## Bar Chart: Relative Improvement (RI) by Hops
### Overview
The chart visualizes the Relative Improvement (RI) percentage across four hop categories (1, 2, 3, 3+) for three metrics: `cot`, `rt`, and `fs1`. RI is measured against a baseline (`pass@16`), with values ranging from 0% to 60%. Each metric is represented by a distinct color-coded bar group per hop category.
### Components/Axes
- **X-axis**: Hop categories labeled as "1", "2", "3", and "3+".
- **Y-axis**: RI (%) with a secondary label "pass@16" in parentheses, scaled from 0 to 60.
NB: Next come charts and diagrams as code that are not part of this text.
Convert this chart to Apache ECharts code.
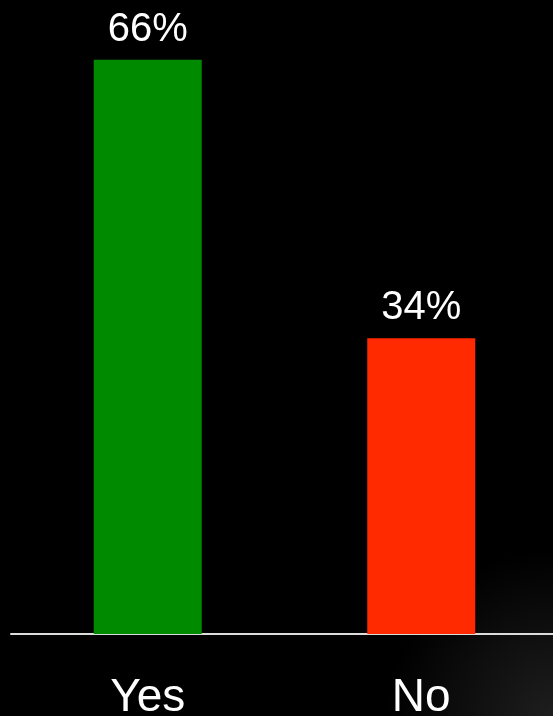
<!DOCTYPE html>
<html><head><meta charset="utf-8">
<script src="https://cdn.jsdelivr.net/npm/echarts@6/dist/echarts.min.js"></script>
<style>html,body{margin:0;padding:0;background:#000}#c{width:553px;height:716px}</style>
</head><body><div id="c"></div>
<script>
const categories = ['Yes', 'No'];
const values = [66, 34];
const barColors = ['#008a00', '#ff2a00'];

const chart = echarts.init(document.getElementById('c'));
chart.setOption({
  backgroundColor: {type:'radial', x:1, y:1, r:0.3, colorStops:[{offset:0,color:'#1e1e1e'},{offset:1,color:'#000'}]},
  animation: false,
  grid: {left: 11, right: -5, top: 25, bottom: 82, outerBoundsMode: 'none', containLabel: false},
  xAxis: {
    type: 'category', data: categories,
    axisLine: {lineStyle: {color: '#dcdcdc', width: 2}},
    axisTick: {show: false},
    axisLabel: {color: '#fff', fontSize: 46, fontFamily: 'Liberation Sans Narrow, Liberation Sans, Arial', margin: 41}
  },
  yAxis: {type: 'value', min: 0, max: 70, show: false, splitLine: {show: false}},
  series: [{
    type: 'bar', barWidth: 108,
    data: values.map((v, i) => ({value: v, itemStyle: {color: barColors[i]}})),
    label: {show: true, position: 'top', distance: 10, color: '#fff', fontSize: 40,
      fontFamily: 'Liberation Sans Narrow, Liberation Sans, Arial', formatter: '{c}%'}
  }]
});
</script></body></html>
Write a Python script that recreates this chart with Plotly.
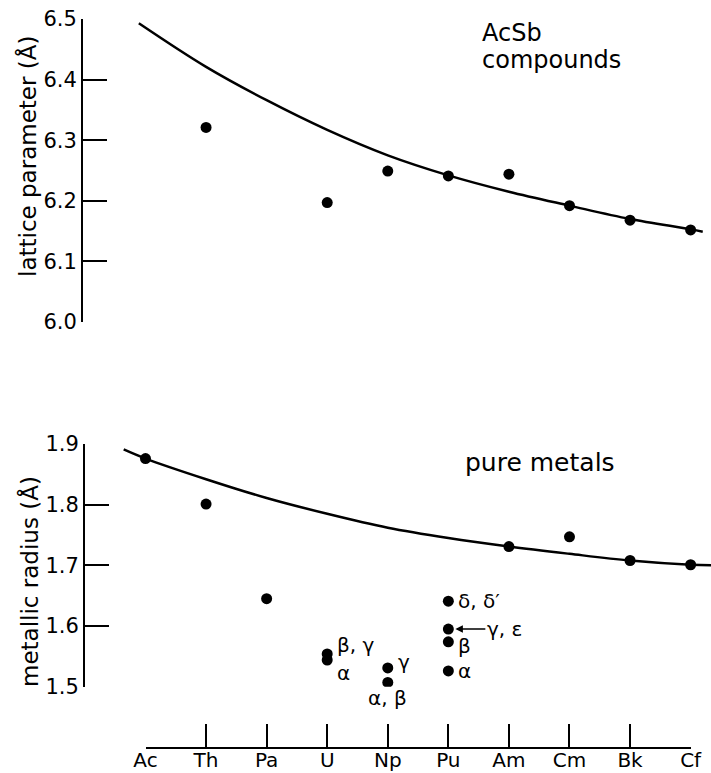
import plotly.graph_objects as go

# ---------------- data ----------------
elements = ["Ac", "Th", "Pa", "U", "Np", "Pu", "Am", "Cm", "Bk", "Cf"]
element_pos = list(range(len(elements)))

# AcSb compounds: lattice parameter (Å)
acsb_x = [1, 3, 4, 5, 6, 7, 8, 9]
acsb_a = [6.321, 6.197, 6.249, 6.241, 6.244, 6.192, 6.168, 6.152]
# smooth trend line
acsb_curve_x = [-0.11, 1, 2, 3, 4, 5, 6, 7, 8, 9, 9.2]
acsb_curve_y = [6.493, 6.421, 6.366, 6.317, 6.275, 6.242, 6.215, 6.192, 6.170, 6.153, 6.149]

# pure metals: metallic radius (Å)
metal_x = [0, 1, 2, 3, 3, 4, 4, 5, 5, 5, 5, 6, 7, 8, 9]
metal_r = [1.876, 1.801, 1.645, 1.554, 1.544, 1.531, 1.507,
           1.641, 1.595, 1.574, 1.526, 1.731, 1.747, 1.708, 1.701]
metal_curve_x = [-0.36, 0, 1, 2, 3, 4, 5, 6, 7, 8, 9, 9.34]
metal_curve_y = [1.891, 1.876, 1.842, 1.811, 1.785, 1.762, 1.745, 1.731,
                 1.719, 1.708, 1.701, 1.700]

# phase labels: (text, element index, radius)
phase_text = ["β, γ", "α", "γ", "α, β", "δ, δ′", "β", "α"]
phase_x = [3, 3, 4, 4, 5, 5, 5]
phase_y = [1.554, 1.544, 1.531, 1.507, 1.641, 1.574, 1.526]
arrow_text = "γ, ε"
arrow_x = 5
arrow_y = 1.595

top_ticks = [6.0, 6.1, 6.2, 6.3, 6.4, 6.5]
bot_ticks = [1.5, 1.6, 1.7, 1.8, 1.9]

# ---------------- layout geometry (pixels) ----------------
W, H = 711, 773
FONT = "DejaVu Sans"
x0_px, step_px = 145.5, 60.57


def px_x(p):
    return p / W


def px_y(p):
    return 1 - p / H


data_range = [(0 - x0_px) / step_px, (W - x0_px) / step_px]

fig = go.Figure()

fig.add_trace(go.Scatter(x=acsb_curve_x, y=acsb_curve_y, mode="lines",
                         line=dict(color="black", width=2.5, shape="spline"),
                         xaxis="x", yaxis="y", hoverinfo="skip", showlegend=False))
fig.add_trace(go.Scatter(x=acsb_x, y=acsb_a, mode="markers",
                         marker=dict(color="black", size=11),
                         xaxis="x", yaxis="y", showlegend=False))
fig.add_trace(go.Scatter(x=metal_curve_x, y=metal_curve_y, mode="lines",
                         line=dict(color="black", width=2.5, shape="spline"),
                         xaxis="x", yaxis="y2", hoverinfo="skip", showlegend=False))
fig.add_trace(go.Scatter(x=metal_x, y=metal_r, mode="markers",
                         marker=dict(color="black", size=11),
                         xaxis="x", yaxis="y2", showlegend=False))
# carrier trace for the element axis
fig.add_trace(go.Scatter(x=[element_pos[0], element_pos[-1]], y=[None, None],
                         mode="lines", xaxis="x2", yaxis="y",
                         hoverinfo="skip", showlegend=False))

yaxis_common = dict(showline=True, linecolor="black", linewidth=2,
                    ticks="inside", ticklen=24, tickwidth=2, tickcolor="black",
                    showgrid=False, zeroline=False, anchor="free",
                    automargin=False,
                    tickfont=dict(family=FONT, size=21, color="black"),
                    tickformat=".1f")

fig.update_layout(
    width=W, height=H,
    margin=dict(l=0, r=0, t=0, b=0, pad=0, autoexpand=False),
    autosize=False,
    paper_bgcolor="white", plot_bgcolor="rgba(0,0,0,0)",
    showlegend=False,
    xaxis=dict(domain=[0, 1], range=data_range, visible=False, anchor="y",
               automargin=False),
    xaxis2=dict(domain=[px_x(x0_px), px_x(x0_px + 9 * step_px)],
                range=[element_pos[0], element_pos[-1]], anchor="free",
                position=px_y(748), automargin=False,
                showline=True, linecolor="black", linewidth=2,
                ticks="inside", ticklen=23, tickwidth=2, tickcolor="black",
                tickvals=element_pos, ticktext=elements,
                ticklabelstandoff=-6,
                showgrid=False, zeroline=False,
                tickfont=dict(family=FONT, size=20, color="black")),
    yaxis=dict(domain=[px_y(322), px_y(19)], range=[6.0, 6.5],
               position=px_x(82), tickvals=top_ticks, **yaxis_common),
    yaxis2=dict(domain=[px_y(686.7), px_y(444)], range=[1.5, 1.9],
                position=px_x(84), tickvals=bot_ticks, **yaxis_common),
)

ann = []
# axis titles
ann.append(dict(text="lattice parameter (Å)", xref="paper", yref="paper",
                x=px_x(27), y=px_y(157), textangle=-90, showarrow=False,
                xanchor="center", yanchor="middle",
                font=dict(family=FONT, size=23, color="black")))
ann.append(dict(text="metallic radius (Å)", xref="paper", yref="paper",
                x=px_x(29), y=px_y(582), textangle=-90, showarrow=False,
                xanchor="center", yanchor="middle",
                font=dict(family=FONT, size=23, color="black")))
# panel labels
for txt, yy in [("AcSb", 33), ("compounds", 60)]:
    ann.append(dict(text=txt, xref="paper", yref="paper", x=px_x(480),
                    y=px_y(yy), showarrow=False, xanchor="left", yanchor="middle",
                    font=dict(family=FONT, size=24, color="black")))
ann.append(dict(text="pure metals", xref="paper", yref="paper", x=px_x(463),
                y=px_y(462), showarrow=False, xanchor="left", yanchor="middle",
                font=dict(family=FONT, size=25, color="black")))

# phase labels (offsets in px from their dot)
offsets = [(8, 9, "left"), (8, -13, "left"), (8, 6, "left"), (0, -16, "center"),
           (8, 0, "left"), (8, -4, "left"), (8, 0, "left")]
for t, xx, yy, (dx, dy, xa) in zip(phase_text, phase_x, phase_y, offsets):
    ann.append(dict(text=t, xref="x", yref="y2", x=xx, y=yy, showarrow=False,
                    xanchor=xa, yanchor="middle", xshift=dx, yshift=dy,
                    font=dict(family=FONT, size=20, color="black")))
ann.append(dict(text=arrow_text, xref="x", yref="y2", x=arrow_x, y=arrow_y,
                showarrow=True, ax=56, ay=0, arrowhead=2, arrowsize=1,
                arrowwidth=1.5, arrowcolor="black", standoff=7,
                font=dict(family=FONT, size=20, color="black")))

fig.update_layout(annotations=ann)
fig.write_html("out.html")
- **Legend**: Located on the right, mapping:
- `cot` → light blue (solid)
- `rt` → medium blue (diagonal stripes)
- `fs1` → dark blue (diagonal stripes)
- **Bar Groups**: Each hop category contains three adjacent bars (one per metric), ordered left-to-right as `cot`, `rt`, `fs1`.
### Detailed Analysis
#### Hop Category 1
- `cot`: ~38% (light blue)
- `rt`: ~36% (medium blue)
- `fs1`: ~32% (dark blue)
#### Hop Category 2
- `cot`: ~39% (light blue)
- `rt`: ~45% (medium blue)
- `fs1`: ~34% (dark blue)
#### Hop Category 3
- `cot`: ~33% (light blue)
- `rt`: ~52% (medium blue)
- `fs1`: ~60% (dark blue)
#### Hop Category 3+
- `cot`: ~33% (light blue)
- `rt`: ~24% (medium blue)
- `fs1`: ~50% (dark blue)
### Key Observations
1. **`fs1` Dominance in High Hops**: `fs1` achieves the highest RI in categories 3 (60%) and 3+ (50%), suggesting superior performance in complex scenarios.
2. **`rt` Volatility**: `rt` peaks at 52% in category 3 but drops sharply to 24% in 3+, indicating potential instability in extreme cases.
3. **`cot` Stability**: `cot` remains relatively flat (~33–39%) across all categories, acting as a consistent baseline.
4. **Divergence in 3+**: The largest gap between metrics occurs in 3+, where `fs1` (50%) outperforms `rt` (24%) by 26 percentage points.
### Interpretation
The data implies that `fs1` is the most effective metric for improving RI in high-hop scenarios (3+), while `rt` underperforms in extreme cases. `cot` serves as a stable reference point, possibly representing a control or foundational measurement. The sharp decline in `rt` for 3+ suggests it may not scale well with increased complexity, whereas `fs1` maintains robustness. This could inform prioritization of `fs1` in systems requiring high-hop efficiency.